Gill Hobson works with colour, image and light. Operating at the intersection of the digital and material across a variety of contexts, works seek to provoke moments of pause and contemplation for viewers, accenting the overlooked dimensions of everyday experience. Time and duration are central to her work, often creating large scale luminous and evolving vistas that respond to architectural space.

Explorations of the relationship between person and place inform Hobson’s investigations, with deep mappings of the affects of time and light in everyday contexts forming the foundation of her work.

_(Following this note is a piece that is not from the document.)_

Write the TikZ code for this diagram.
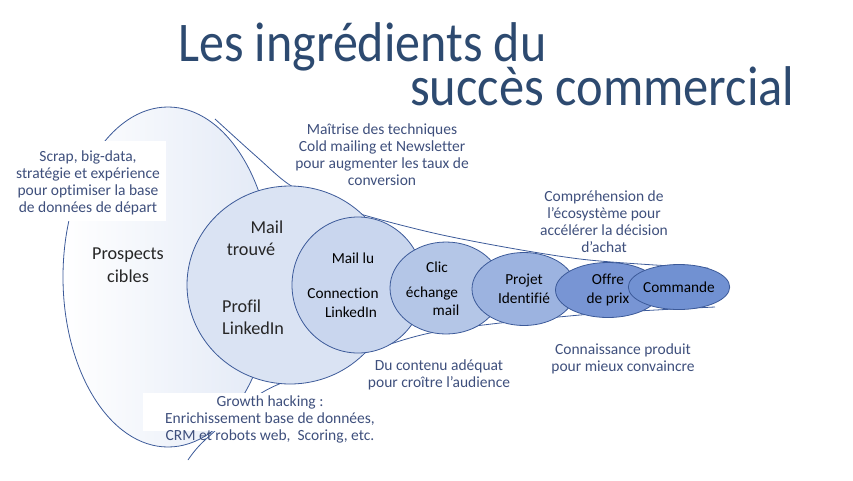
\documentclass[tikz,border=0pt]{standalone}
\usepackage{fontspec}
\setmainfont{Carlito}[Ligatures=NoCommon]
\usepackage{tikz}
\usetikzlibrary{shapes.geometric,positioning}

\definecolor{titlecol}{HTML}{2D4A70}
\definecolor{notecol}{HTML}{3E4F7C}
\definecolor{edgecol}{HTML}{3C5A99}
\definecolor{fond}{HTML}{E2E9F6}
\definecolor{fillA}{HTML}{DAE3F3}
\definecolor{fillB}{HTML}{C9D6EE}
\definecolor{fillC}{HTML}{B4C6E7}
\definecolor{fillD}{HTML}{9CB3E0}
\definecolor{fillE}{HTML}{7895D4}
\definecolor{fillF}{HTML}{7191D2}

\tikzset{
  stage/.style={ellipse, draw=edgecol, line width=0.8pt, inner sep=0pt},
  funnel/.style={draw=edgecol, line width=0.8pt},
  note/.style={text=notecol, align=center, font=\fontsize{15.5}{17}\selectfont},
  bigtext/.style={text=black!85, align=center, font=\fontsize{18.2}{22.5}\selectfont},
  smalltext/.style={text=black, align=center, font=\fontsize{15.3}{18.5}\selectfont},
  titre/.style={anchor=base west, inner sep=0pt, text=titlecol, font=\fontsize{50}{60}\selectfont},
}

\begin{document}
\begin{tikzpicture}[x=1pt,y=-1pt]
\useasboundingbox (0,0) rectangle (853,480);
% titre
\node[titre] (titre1) at (178,61) {\scalebox{1}[1.12]{Les ingrédients du}};
\node[titre] (titre2) at (410,105) {\scalebox{1.01}[1.12]{succès commercial}};

% prospects
\node[stage, left color=white, right color=fond, minimum width=210pt, minimum height=340pt] (prospects) at (168,277) {};

% entonnoir
\draw[funnel] plot[smooth] coordinates {(215,119) (257,157) (293,187) (347,210) (447,236) (580,259) (708,268)};
\draw[funnel] plot[smooth] coordinates {(188,460) (205,440) (263,392) (327,367) (430,333) (580,315) (715,307)};

% fonds blancs des textes
\fill[white] (12,141) rectangle (166,221);
\fill[white] (143,393) rectangle (400,431);

% etapes
\node[stage, fill=fillA, minimum width=206pt, minimum height=198pt] (trouve) at (290,285) {};
\node[stage, fill=fillB, minimum width=132pt, minimum height=136pt] (lu) at (358,285) {};
\node[stage, fill=fillC, minimum width=112pt, minimum height=92pt] (clic) at (446,288) {};
\node[stage, fill=fillD, minimum width=104pt, minimum height=73pt, smalltext] (projet) at (524,289) {Projet\\Identifié};
\node[stage, fill=fillE, minimum width=105pt, minimum height=55pt, smalltext] (offre) at (608,290) {Offre\\de prix};
\node[stage, fill=fillF, minimum width=96pt, minimum height=45pt, smalltext] (commande) at (679,287) {Commande};

\node[bigtext] (cibles) at (128,265) {Prospects\\cibles};
\node[bigtext] (mailtrouve) at (251,238) {\hspace*{32pt}Mail\\trouvé};
\node[bigtext, align=left, anchor=west, inner sep=0pt] (profil) at (222,317) {Profil\\LinkedIn};
\node[smalltext] (mailu) at (343,285) {\hspace*{20pt}Mail lu\\[17pt]Connection\\\hspace*{16pt}LinkedIn};
\node[smalltext] (echange) at (432,289) {\hspace*{10pt}Clic\\[6pt]échange\\\hspace*{28pt}mail};

% commentaires
\node[note] (scrap) at (88,183) {Scrap, big-data,\\stratégie et expérience\\pour optimiser la base\\de données de départ};
\node[note] (maitrise) at (382,155) {Maîtrise des techniques\\Cold mailing et Newsletter\\pour augmenter les taux de\\conversion};
\node[note] (contenu) at (439,375) {Du contenu adéquat\\pour croître l’audience};
\node[note] (comprehension) at (604,222) {Compréhension de\\l’écosystème pour\\accélérer la décision\\d’achat};
\node[note] (connaissance) at (623,359) {Connaissance produit\\pour mieux convaincre};
\node[note] (growth) at (270,419) {Growth hacking :\\Enrichissement base de données,\\CRM et robots web,\ \ Scoring, etc.};
\end{tikzpicture}
\end{document}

Working across image, sculpture and installation, her large-scale public works highlight the sculptural potentials of colour, image and light. Using digital projection with material forms to amplify spatial and psychological experience her carefully arranged compositions accent the sensory dimensions of her media. She directs the refractive, reflective and radiant qualities of her materials to produce arrangements that accent the slippery nature of experience where history & memory, reality and imagination collide toward creating new forms and experiences.

Mirror Stage

Mirror Stage at Light Night Leeds. Photo Credit: Joolze Dymond

 

A kaleidoscope of moving image, colour and light, this immersive environment invites viewers to engage with new interpretations of the shapes and forms of home. Featuring dual projections with transparent and reflective media, this large scale immersive installation contemplates the critical potentials of home as a site of identity and belonging – a site and sight where the familiar becomes strange.

Mirror Stage at Light Up Lancaster. Photo Credit: Joolze Dymond

Provoking fresh dialogues around ideas of inside/outside, memory/imagination, and the increasingly technologised relation of home/work, Mirror Stage considers what it means to be ‘at home’ in the 21st Century.

Megan Fell

I am a recent graduate from Leeds Arts University, after studying Visual Communication. What drives my practice is creating immersive, interactive and mesmerising spaces; to allow people to escape and indulge themselves within something other than reality. A recurring theme within my installations is colour and its ability to alter and affect our emotions. My most recent works have incorporated the reflection of light and colour with the intention to captivate audiences. I explore the creation of subtle dialogue within my work around the playfulness of childhood and how this can be lost in the adult world.

 

 

Colour Curiosity

Colour Curiosity. Photo Credit: Joel Chester Fildes

This immersive experience uses colour and sound to stimulate the senses and invites you to relive your childhood playfulness and engage in a world of wonder and exploration. We encourage you to interact with the furniture, finding the colourful silly world inside the opened drawers.

Ronan Devlin

Ronan Devlin, born in Northern Ireland, is a UK based artist making work about perception and experience beyond the material.

Informed by scientific and philosophical thinking, the resulting artworks range from print to screen to multi-sensory installation.

Aura

Aura at Light up Lancaster. Photo Credit: Robin Zahler Design.

A digital mirror reflecting audience motion and emotion.

The moving image work captures audience form and feelings with camera and biometric sense technology. Each participant’s movement and mood are relayed as a colour tone emitting body contour. The resulting radiant shapes, generated in real time, affect one another and are assimilated into the piece over time. The result is an emotional feedback loop between artwork and audience.